"""
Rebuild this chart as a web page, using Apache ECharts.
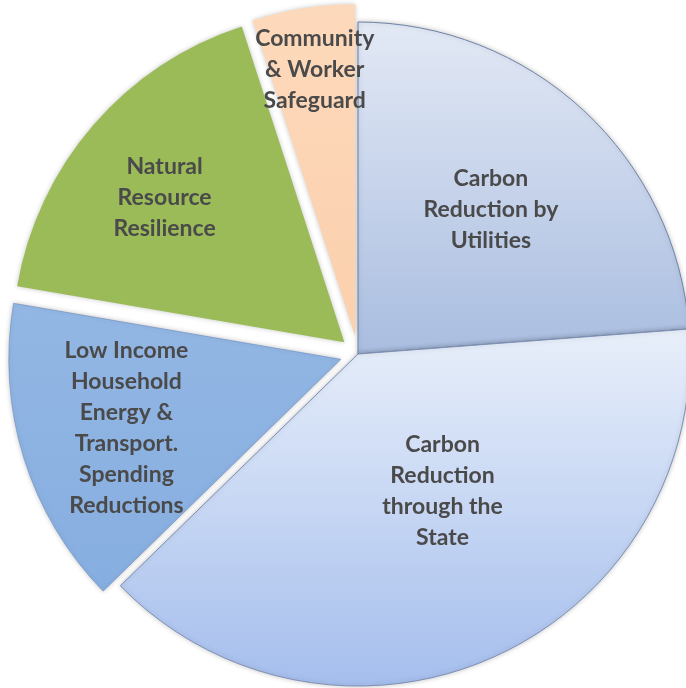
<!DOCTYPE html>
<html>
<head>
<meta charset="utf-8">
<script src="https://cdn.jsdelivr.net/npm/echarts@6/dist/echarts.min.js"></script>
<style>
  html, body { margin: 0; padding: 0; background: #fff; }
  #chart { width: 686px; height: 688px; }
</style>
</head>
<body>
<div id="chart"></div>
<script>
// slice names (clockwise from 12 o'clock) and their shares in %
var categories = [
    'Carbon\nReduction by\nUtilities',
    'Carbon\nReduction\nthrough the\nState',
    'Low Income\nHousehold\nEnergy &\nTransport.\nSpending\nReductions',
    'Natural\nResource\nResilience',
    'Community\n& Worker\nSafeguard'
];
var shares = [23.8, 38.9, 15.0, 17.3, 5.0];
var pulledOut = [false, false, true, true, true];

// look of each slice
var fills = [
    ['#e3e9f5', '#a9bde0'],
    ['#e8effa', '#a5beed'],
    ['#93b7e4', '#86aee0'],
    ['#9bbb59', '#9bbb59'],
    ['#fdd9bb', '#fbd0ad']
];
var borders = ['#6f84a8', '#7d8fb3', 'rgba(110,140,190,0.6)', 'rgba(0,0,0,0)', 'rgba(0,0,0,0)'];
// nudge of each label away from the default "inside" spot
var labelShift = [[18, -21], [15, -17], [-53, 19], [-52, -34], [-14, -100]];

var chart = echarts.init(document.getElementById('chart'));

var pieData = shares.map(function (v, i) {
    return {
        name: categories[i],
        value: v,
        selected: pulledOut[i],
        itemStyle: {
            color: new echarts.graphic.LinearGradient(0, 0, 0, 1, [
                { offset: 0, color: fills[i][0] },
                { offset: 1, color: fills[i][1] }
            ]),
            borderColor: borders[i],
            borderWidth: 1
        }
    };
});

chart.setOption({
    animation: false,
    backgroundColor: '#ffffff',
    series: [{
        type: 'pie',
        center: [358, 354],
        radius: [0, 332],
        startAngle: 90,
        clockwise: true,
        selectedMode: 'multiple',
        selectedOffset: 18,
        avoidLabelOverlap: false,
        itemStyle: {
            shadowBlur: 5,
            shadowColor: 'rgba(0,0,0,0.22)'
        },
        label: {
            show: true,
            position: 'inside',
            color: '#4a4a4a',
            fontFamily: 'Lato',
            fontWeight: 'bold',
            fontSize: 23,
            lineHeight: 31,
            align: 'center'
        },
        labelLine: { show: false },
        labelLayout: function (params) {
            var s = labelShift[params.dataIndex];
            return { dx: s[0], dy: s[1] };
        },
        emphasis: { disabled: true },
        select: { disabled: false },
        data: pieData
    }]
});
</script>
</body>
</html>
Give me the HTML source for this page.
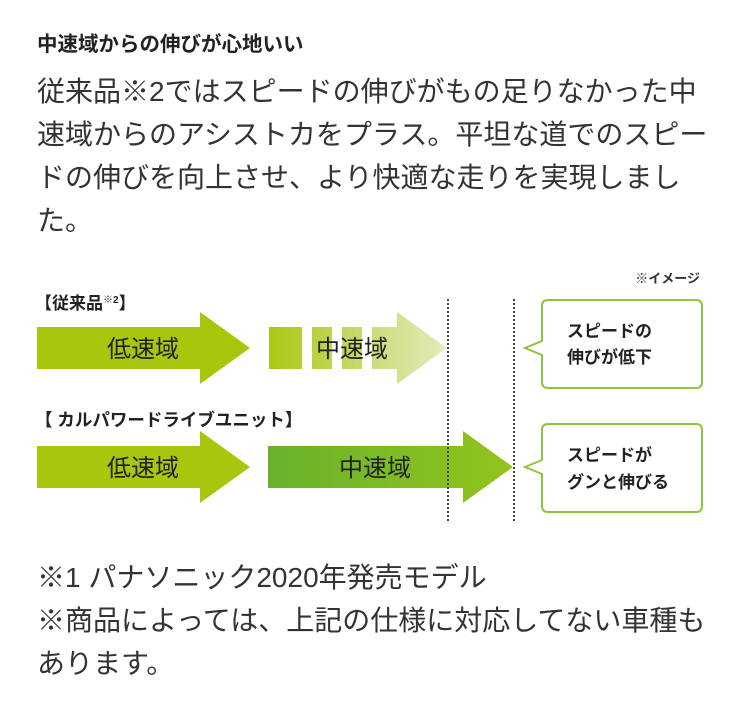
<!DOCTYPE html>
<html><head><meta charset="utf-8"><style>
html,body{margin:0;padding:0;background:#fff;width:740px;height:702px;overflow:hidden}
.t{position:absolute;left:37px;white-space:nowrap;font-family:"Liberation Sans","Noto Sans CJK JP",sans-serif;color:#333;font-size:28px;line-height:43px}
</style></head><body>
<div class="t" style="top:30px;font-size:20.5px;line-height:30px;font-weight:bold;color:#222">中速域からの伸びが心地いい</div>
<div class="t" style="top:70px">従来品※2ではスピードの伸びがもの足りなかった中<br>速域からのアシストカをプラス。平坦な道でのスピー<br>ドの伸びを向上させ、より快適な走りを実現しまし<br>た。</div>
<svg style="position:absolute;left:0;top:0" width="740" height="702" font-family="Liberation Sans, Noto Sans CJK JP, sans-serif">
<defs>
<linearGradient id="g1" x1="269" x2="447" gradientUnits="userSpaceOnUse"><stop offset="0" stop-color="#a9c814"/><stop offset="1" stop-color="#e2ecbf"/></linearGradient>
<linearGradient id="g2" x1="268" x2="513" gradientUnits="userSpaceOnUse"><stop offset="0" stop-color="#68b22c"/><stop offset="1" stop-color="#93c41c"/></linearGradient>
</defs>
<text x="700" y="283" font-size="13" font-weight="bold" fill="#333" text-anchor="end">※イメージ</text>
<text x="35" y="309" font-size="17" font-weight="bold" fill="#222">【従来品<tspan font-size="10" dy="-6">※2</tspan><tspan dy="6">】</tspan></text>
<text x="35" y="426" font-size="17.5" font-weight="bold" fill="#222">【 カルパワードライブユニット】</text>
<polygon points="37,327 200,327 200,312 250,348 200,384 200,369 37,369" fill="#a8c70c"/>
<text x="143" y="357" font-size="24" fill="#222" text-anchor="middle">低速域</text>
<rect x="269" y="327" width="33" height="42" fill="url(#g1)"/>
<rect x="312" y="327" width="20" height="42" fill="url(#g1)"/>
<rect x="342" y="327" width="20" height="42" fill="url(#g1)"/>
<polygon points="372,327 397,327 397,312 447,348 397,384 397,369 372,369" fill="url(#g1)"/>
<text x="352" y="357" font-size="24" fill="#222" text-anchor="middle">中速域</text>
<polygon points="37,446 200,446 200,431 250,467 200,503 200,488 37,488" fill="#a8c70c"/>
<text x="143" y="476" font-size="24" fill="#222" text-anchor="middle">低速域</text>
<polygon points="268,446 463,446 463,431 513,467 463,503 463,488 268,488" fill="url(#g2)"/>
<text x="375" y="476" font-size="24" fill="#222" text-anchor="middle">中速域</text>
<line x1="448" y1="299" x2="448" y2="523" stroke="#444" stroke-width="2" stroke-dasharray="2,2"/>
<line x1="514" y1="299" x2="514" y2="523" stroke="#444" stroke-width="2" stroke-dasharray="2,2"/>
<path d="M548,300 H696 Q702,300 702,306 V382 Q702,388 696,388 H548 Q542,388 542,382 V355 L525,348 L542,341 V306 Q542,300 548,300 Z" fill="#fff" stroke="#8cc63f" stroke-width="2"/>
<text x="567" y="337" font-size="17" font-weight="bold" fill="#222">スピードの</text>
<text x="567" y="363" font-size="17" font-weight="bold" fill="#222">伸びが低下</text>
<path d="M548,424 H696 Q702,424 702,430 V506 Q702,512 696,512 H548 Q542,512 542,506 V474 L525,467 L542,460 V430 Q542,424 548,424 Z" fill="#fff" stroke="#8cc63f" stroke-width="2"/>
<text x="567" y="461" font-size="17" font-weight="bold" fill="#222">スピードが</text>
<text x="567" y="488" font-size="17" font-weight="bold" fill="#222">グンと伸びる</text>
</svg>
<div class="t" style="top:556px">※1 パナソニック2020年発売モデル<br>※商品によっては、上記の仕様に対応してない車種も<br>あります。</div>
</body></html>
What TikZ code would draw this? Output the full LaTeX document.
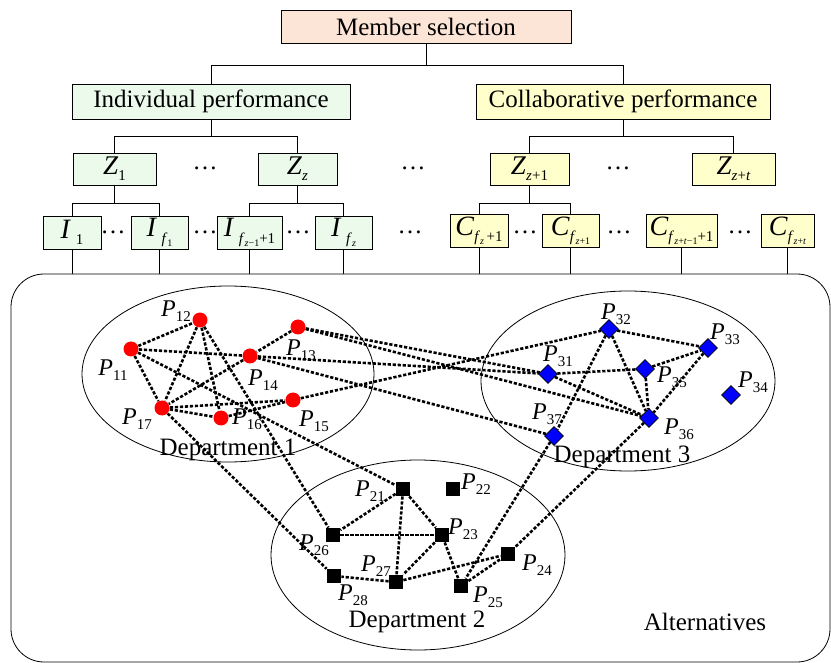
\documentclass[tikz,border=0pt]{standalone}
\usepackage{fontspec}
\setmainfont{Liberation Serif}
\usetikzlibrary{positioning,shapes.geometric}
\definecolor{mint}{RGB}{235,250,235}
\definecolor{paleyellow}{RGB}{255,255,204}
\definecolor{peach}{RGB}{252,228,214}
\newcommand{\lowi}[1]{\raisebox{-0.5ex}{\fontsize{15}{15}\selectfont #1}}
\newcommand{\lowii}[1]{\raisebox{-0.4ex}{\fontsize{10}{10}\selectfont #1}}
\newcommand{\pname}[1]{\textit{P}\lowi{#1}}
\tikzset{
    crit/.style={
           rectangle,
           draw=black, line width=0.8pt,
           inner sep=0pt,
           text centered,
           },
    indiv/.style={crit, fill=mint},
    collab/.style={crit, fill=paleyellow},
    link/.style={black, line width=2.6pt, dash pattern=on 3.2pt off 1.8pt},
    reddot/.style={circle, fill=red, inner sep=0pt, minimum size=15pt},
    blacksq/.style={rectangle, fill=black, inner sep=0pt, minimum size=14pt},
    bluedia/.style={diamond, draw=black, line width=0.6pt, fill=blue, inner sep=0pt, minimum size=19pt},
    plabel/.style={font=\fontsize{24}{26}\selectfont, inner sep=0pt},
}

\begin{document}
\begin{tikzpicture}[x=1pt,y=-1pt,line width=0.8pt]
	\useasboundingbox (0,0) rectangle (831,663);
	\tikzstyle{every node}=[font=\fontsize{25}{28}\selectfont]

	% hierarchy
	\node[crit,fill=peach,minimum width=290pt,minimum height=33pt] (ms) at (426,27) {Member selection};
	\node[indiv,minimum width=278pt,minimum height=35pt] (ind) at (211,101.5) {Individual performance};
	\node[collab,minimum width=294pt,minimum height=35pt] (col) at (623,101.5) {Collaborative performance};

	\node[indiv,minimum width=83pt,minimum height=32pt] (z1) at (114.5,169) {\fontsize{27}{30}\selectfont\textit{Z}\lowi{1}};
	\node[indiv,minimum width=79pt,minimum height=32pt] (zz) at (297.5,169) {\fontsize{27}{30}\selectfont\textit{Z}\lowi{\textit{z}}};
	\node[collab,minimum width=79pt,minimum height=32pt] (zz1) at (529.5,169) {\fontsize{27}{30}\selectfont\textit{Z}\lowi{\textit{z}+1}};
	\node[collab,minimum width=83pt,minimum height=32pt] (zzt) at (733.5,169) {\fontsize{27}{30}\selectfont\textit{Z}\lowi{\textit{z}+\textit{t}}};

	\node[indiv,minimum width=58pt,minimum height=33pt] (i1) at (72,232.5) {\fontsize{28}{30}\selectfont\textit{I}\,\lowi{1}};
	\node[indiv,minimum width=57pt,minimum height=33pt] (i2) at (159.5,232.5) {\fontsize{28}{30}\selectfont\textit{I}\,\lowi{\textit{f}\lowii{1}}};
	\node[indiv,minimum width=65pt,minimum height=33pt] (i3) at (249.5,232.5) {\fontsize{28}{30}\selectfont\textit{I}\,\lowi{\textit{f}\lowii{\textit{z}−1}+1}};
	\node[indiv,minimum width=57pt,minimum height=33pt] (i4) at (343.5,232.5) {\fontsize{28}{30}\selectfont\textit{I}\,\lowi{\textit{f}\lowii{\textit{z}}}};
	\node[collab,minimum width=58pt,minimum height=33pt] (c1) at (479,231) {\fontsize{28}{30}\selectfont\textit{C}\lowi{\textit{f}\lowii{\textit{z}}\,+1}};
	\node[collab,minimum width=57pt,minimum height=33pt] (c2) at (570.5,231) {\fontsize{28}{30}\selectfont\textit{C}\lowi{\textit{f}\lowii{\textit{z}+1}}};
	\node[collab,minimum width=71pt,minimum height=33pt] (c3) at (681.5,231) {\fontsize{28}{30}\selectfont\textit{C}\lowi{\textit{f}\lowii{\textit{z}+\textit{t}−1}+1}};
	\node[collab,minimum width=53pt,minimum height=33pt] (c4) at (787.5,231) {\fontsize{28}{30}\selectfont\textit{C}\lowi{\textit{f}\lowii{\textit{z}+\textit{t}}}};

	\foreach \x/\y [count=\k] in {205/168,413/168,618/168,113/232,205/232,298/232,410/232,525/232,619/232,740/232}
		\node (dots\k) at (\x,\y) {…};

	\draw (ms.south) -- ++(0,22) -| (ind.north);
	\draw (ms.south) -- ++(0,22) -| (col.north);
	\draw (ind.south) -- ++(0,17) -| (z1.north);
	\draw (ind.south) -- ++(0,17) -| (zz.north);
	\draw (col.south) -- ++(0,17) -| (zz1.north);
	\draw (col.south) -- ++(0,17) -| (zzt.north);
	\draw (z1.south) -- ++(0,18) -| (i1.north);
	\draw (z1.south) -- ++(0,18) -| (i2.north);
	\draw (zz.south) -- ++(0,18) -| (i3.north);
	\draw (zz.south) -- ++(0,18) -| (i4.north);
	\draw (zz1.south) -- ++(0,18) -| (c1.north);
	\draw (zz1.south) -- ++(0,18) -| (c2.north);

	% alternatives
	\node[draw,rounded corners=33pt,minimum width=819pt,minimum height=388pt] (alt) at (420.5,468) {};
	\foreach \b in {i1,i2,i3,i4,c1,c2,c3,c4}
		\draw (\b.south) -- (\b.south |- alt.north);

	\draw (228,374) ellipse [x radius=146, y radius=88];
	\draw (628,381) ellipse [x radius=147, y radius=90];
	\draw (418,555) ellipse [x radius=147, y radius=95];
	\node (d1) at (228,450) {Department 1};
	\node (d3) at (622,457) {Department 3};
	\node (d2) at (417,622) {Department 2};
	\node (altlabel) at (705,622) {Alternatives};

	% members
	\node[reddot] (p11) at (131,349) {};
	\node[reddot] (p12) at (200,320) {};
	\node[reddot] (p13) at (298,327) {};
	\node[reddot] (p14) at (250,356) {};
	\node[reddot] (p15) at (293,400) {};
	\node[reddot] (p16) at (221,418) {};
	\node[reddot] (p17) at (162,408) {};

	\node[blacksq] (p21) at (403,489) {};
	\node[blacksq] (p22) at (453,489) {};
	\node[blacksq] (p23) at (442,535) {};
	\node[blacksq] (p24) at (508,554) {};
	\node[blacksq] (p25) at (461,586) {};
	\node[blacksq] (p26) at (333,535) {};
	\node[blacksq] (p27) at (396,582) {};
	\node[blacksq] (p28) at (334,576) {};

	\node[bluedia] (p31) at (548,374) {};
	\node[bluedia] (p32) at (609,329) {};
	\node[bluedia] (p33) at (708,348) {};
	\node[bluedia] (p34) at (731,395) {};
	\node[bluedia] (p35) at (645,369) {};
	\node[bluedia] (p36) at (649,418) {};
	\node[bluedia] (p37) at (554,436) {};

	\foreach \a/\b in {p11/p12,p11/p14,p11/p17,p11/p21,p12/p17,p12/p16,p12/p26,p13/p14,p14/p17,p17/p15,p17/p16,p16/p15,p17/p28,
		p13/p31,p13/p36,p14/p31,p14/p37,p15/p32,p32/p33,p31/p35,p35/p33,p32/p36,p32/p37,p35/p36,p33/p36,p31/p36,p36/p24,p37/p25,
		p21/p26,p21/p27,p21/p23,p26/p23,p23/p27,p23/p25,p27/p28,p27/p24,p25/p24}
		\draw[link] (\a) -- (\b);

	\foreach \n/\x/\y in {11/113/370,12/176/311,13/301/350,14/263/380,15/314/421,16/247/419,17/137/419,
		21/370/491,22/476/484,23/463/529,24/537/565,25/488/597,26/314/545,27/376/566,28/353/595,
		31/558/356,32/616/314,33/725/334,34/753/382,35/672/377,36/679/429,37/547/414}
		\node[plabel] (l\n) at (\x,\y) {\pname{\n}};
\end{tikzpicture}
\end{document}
"""
▶ [EXERCISE REQUIREMENTS]:
Leave the pictures out and reproduce exactly the lines from the top of the listing above through the line with "var pulledOut = [false, false, true, true, true];".

▶ [REPLY TO THE EXERCISE]:
Rebuild this chart as a web page, using Apache ECharts.
<!DOCTYPE html>
<html>
<head>
<meta charset="utf-8">
<script src="https://cdn.jsdelivr.net/npm/echarts@6/dist/echarts.min.js"></script>
<style>
  html, body { margin: 0; padding: 0; background: #fff; }
  #chart { width: 686px; height: 688px; }
</style>
</head>
<body>
<div id="chart"></div>
<script>
// slice names (clockwise from 12 o'clock) and their shares in %
var categories = [
    'Carbon\nReduction by\nUtilities',
    'Carbon\nReduction\nthrough the\nState',
    'Low Income\nHousehold\nEnergy &\nTransport.\nSpending\nReductions',
    'Natural\nResource\nResilience',
    'Community\n& Worker\nSafeguard'
];
var shares = [23.8, 38.9, 15.0, 17.3, 5.0];
var pulledOut = [false, false, true, true, true];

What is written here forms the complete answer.